The California National Guard - Always Ready, Always There

Guardsmen fight fires with special friends 

 

 

 080716-A-0691S-001  

BOONVILLE, Calif. – Ask any Task Force Axe Soldier about two “recruits” named Edward Pulaski and Malcolm McLeod. They were introduced to the California National Guard as Operation Lightning Strike commenced late June, yet have been inseparable to the Guard’s firefighting mission.

Guardsmen know them simply by their last names. Pulaski, the hard-working, two-headed tough guy, has an attitude. McLeod is ugly. He only has six teeth as sharp as fangs.

Although rookies to the Guard – and considering California Soldiers haven’t ground-fought fires since 1977 – Pulaski and McLeod are no strangers to blaze battles. Pulaski’s almost a hundred years old. Wildland firefighting is his forte’. McLeod isn’t too far behind in age, but even so, he’s still ugly.

 “All I know is they’ve been around firefighting much longer than I have,” said Capt. Walt Wallace, a CAL FIRE 30-year veteran (and recent retiree) who was called back for this mission and assigned to Task Force Axe. “But once the Guardsmen got used to them, they were easy to handle. But those two (Pulaski and McCloud), sometimes they’re tougher and more dependable than chainsaws.”

All treks to Sugarloaf Mountain, Table Mountain and Navarro/Indian regions in charred Northern California – Task Force Axe’s area of operation -- have been up and down with Pulaski and McLeod in hand. Guardsmen must mop up areas previously consumed by fires. They can’t do that without Pulaski, McLeod and sometimes, Sgt. Joe Shovel. But Shovel isn’t as unique as the other two. He’s boring. Although useful, Shovel isn’t as glamorous as the pair, so he remains unpublicized.

“I’d rather take Pulaski with me and give that Shovel to someone else,” barked a Team Axe 10 Soldier, gripping Pulaski’s hand. “You can get more work out of it. That Shovel can’t cut through trees, sometimes.”

Pulaski and McLeod are special weapons. To ALL firefighters, they’re tools specifically designed for wildland fires. The Pulaski combines an axe and mattock in one head. It can be used to both dig soil and chop wood. The McLeod is a large hoe-like blade on one side and tined blade on the other. It resembles a rake and razor.

With these tools, Guardsmen unearth terrain looking for burning root. They’ll dig “sometimes up to five feet” to douse fire that have been burning for more than two weeks, says Sgt 1st Class Jacques Lewis, Axe 10 team leader. “A lot of what we’ve learned so far has been pretty interesting. We’ve learned to look for different types of hazards, how to properly find these hot spots to keep them from flaring up again in a few months.”

 
 080716-A-0691S-002
Lewis said the tools are just as important to the Guardsmen as military weapons.

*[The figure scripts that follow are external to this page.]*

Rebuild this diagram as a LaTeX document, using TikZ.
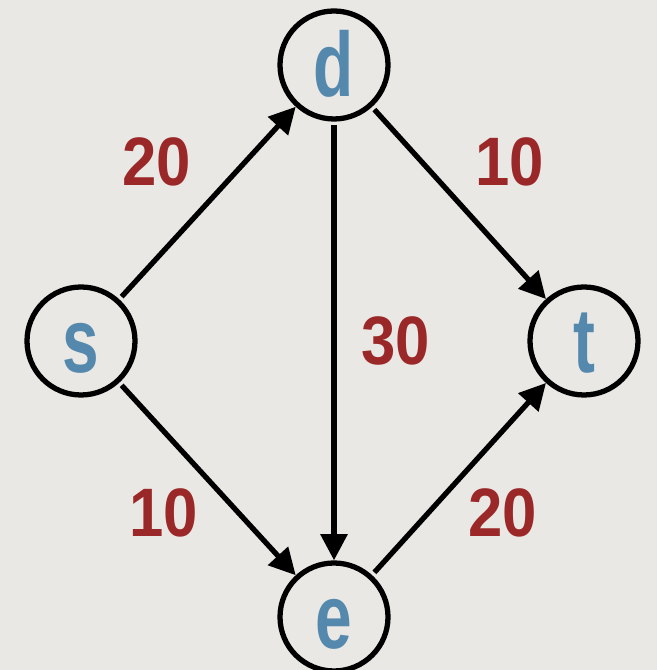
\documentclass[tikz,border=0pt]{standalone}
\usepackage{fontspec}
\usepackage{tikz}
\usetikzlibrary{arrows.meta,automata}

\setmainfont{Liberation Sans}
\newfontfamily\vertexfont[FakeStretch=0.72]{Liberation Sans}
\newfontfamily\weightfont[FakeStretch=0.9]{Liberation Sans}

\definecolor{paper}{RGB}{233,232,228}
\definecolor{vblue}{RGB}{84,136,172}
\definecolor{wred}{RGB}{155,40,40}

\begin{document}
\begin{tikzpicture}[->,>={Triangle[length=15pt,width=15pt]},shorten <=2pt,auto]
  \tikzstyle{every state}=[draw=black,line width=3pt,text=vblue,
                           minimum size=2.16cm,inner sep=0pt,
                           font=\vertexfont\bfseries\fontsize{52}{52}\selectfont,
                           text height=1.28cm,text depth=0pt]
  \tikzstyle{every edge}=[draw,line width=3pt]
  \tikzstyle{capacity}=[text=wred,inner sep=8pt,
                        font=\weightfont\bfseries\fontsize{39}{39}\selectfont]

  \useasboundingbox[fill=paper,-] (0,0) rectangle (13.14,13.4);

  \node[state] (s) at (1.62,6.58)  {s};
  \node[state] (d) at (6.68,12.1)  {d};
  \node[state] (t) at (11.68,6.58) {t};
  \node[state] (e) at (6.68,1.06)  {e};

  \path (s) edge node[capacity] {20} (d)
            edge node[capacity,swap,inner sep=4pt] {10} (e)
        (d) edge node[capacity,inner sep=14pt] {30} (e)
            edge node[capacity] {10} (t)
        (e) edge node[capacity,swap,inner sep=4pt] {20} (t);
\end{tikzpicture}
\end{document}
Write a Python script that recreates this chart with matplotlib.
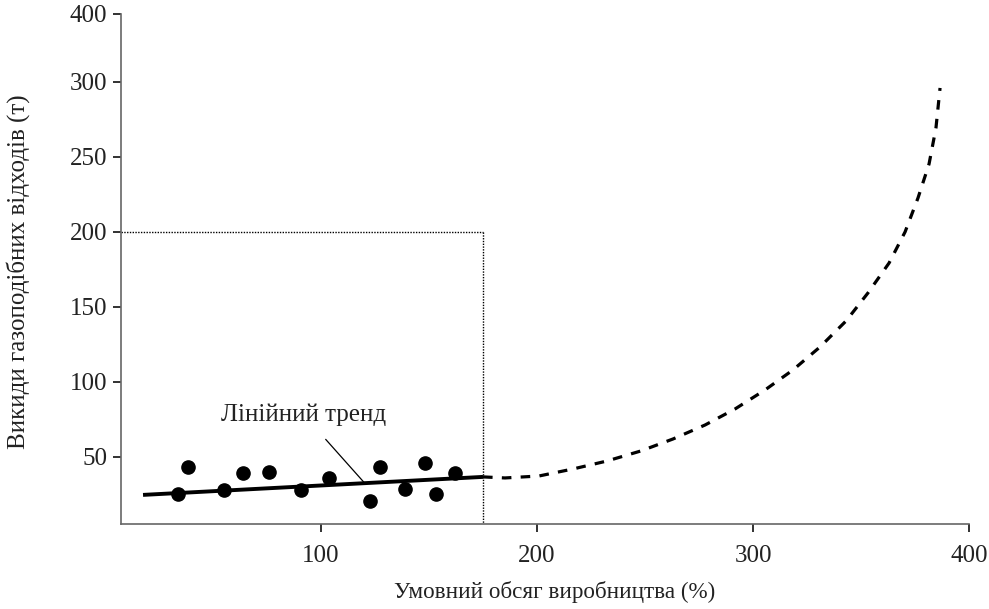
import matplotlib.pyplot as plt

plt.rcParams['font.family'] = ['Liberation Serif', 'DejaVu Serif']

# Observed points (production %, emissions t)
obs_x = [33.8, 38.4, 55.1, 63.9, 75.9, 90.7, 103.7, 122.7, 127.3, 138.9, 148.1, 153.2, 162.0]
obs_y = [25.3, 43.3, 28.0, 39.3, 40.0, 28.0, 36.0, 20.7, 43.3, 28.7, 46.0, 25.3, 39.3]

# Linear trend endpoints
trend_x = [17.6, 175.0]
trend_y = [24.7, 36.7]

# Extrapolated (dashed) curve
curve_x = [175.0, 185.2, 200.9, 216.7, 232.4, 248.1, 263.0, 277.8, 291.7, 305.6,
           318.5, 331.0, 343.1, 353.2, 363.0, 370.4, 376.4, 381.5, 384.7, 386.6]
curve_y = [36.7, 36.0, 37.3, 42.0, 47.3, 54.0, 62.0, 71.3, 82.0, 94.7,
           108.0, 123.3, 140.7, 159.3, 179.3, 200.0, 222.7, 245.3, 269.3, 296.0]

# Dotted bounding box corner
box_x = 175.0
box_y = 200

x_ticks = [100, 200, 300, 400]
y_ticks = [50, 100, 150, 200, 250, 300, 345.3]
y_tick_labels = ['50', '100', '150', '200', '250', '300', '400']

fig = plt.figure(figsize=(9.89, 6.09), dpi=100)
ax = fig.add_axes([121/989, 1 - 524/609, (969 - 121)/989, (524 - 14)/609])

ax.set_xlim(7.4, 400)
ax.set_ylim(5.3, 345.3)

# dotted box
ax.plot([ax.get_xlim()[0], box_x], [box_y, box_y], color='black', lw=1, ls=(0, (1, 1)))
ax.plot([box_x, box_x], [box_y, ax.get_ylim()[0]], color='black', lw=1, ls=(0, (1, 1)))

ax.plot(trend_x, trend_y, color='black', lw=2.8, solid_capstyle='butt')
ax.plot(curve_x, curve_y, color='black', lw=2.3, dashes=(3, 2.9))
ax.plot(obs_x, obs_y, 'o', color='black', ms=9.5, zorder=5)

ax.annotate('Лінійний тренд', xy=(120, 32.9), xytext=(92.1, 78),
            ha='center', va='center', fontsize=18, color='#222222',
            arrowprops=dict(arrowstyle='-', color='black', lw=0.9,
                            shrinkA=10, shrinkB=0))

ax.set_xticks(x_ticks)
ax.set_yticks(y_ticks)
ax.set_yticklabels(y_tick_labels)

for s in ['top', 'right']:
    ax.spines[s].set_visible(False)
for s in ['left', 'bottom']:
    ax.spines[s].set_color('#666666')
    ax.spines[s].set_linewidth(1.2)

ax.tick_params(axis='both', direction='out', length=6, width=1.3,
               color='#222222', labelsize=18, labelcolor='#222222')
ax.tick_params(axis='x', pad=9)
ax.tick_params(axis='y', pad=4)

fig.text(555/989, 1 - 592/609, 'Умовний обсяг виробництва (%)', ha='center', va='center',
         fontsize=16.7, color='#222222')
fig.text(18/989, 1 - 272/609, 'Викиди газоподібних відходів (т)', ha='center', va='center',
         rotation=90, fontsize=18, color='#222222')

fig.savefig('out.png', dpi=100)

“When the day’s done, everyone sharpens what tool they’ve been assigned. You take care of your tool, it takes care of you,” Lewis explained.

Edward C. Pulaski, a US Forest Service ranger in the early 1900s, is credited to have invented the most significant firefighters tool. According to Wikipedia, an internet dictionary, Pulaski fought in the 1910 Idaho wildfires and “tired of carrying two separate implements to fight a forest fire, one to chop and one to hoe, he combined an axe and a grub hoe. Now he could chop with one side, turn it, and hoe the ground with the other.”

 080716-A-0691S-003  

Malcolm McLeod, another USFS ranger, originated his tool for “raking fire lines with the teeth and for cutting branches and sod with the sharpened hoe edge. The McLeod is useful for removing slough and berm from a trail and tamping or compacting tread.”

“Those days of just rakes, hoes and shovels to fight fires are long gone, been gone for quite some time,” added CAL FIRE’s Luke Sandoval, incident commander at Boonville, base camp for firefighters in the region. “Now we have the National Guard interacting with other firefighting agencies and utilizing equipment specifically designed to fight fires.” 

To a Soldier on firefighting duty, Pulaski and McLeod are like an M-16 rifle or squad automatic weapon during wartime: They’re your best friends. You never go without them.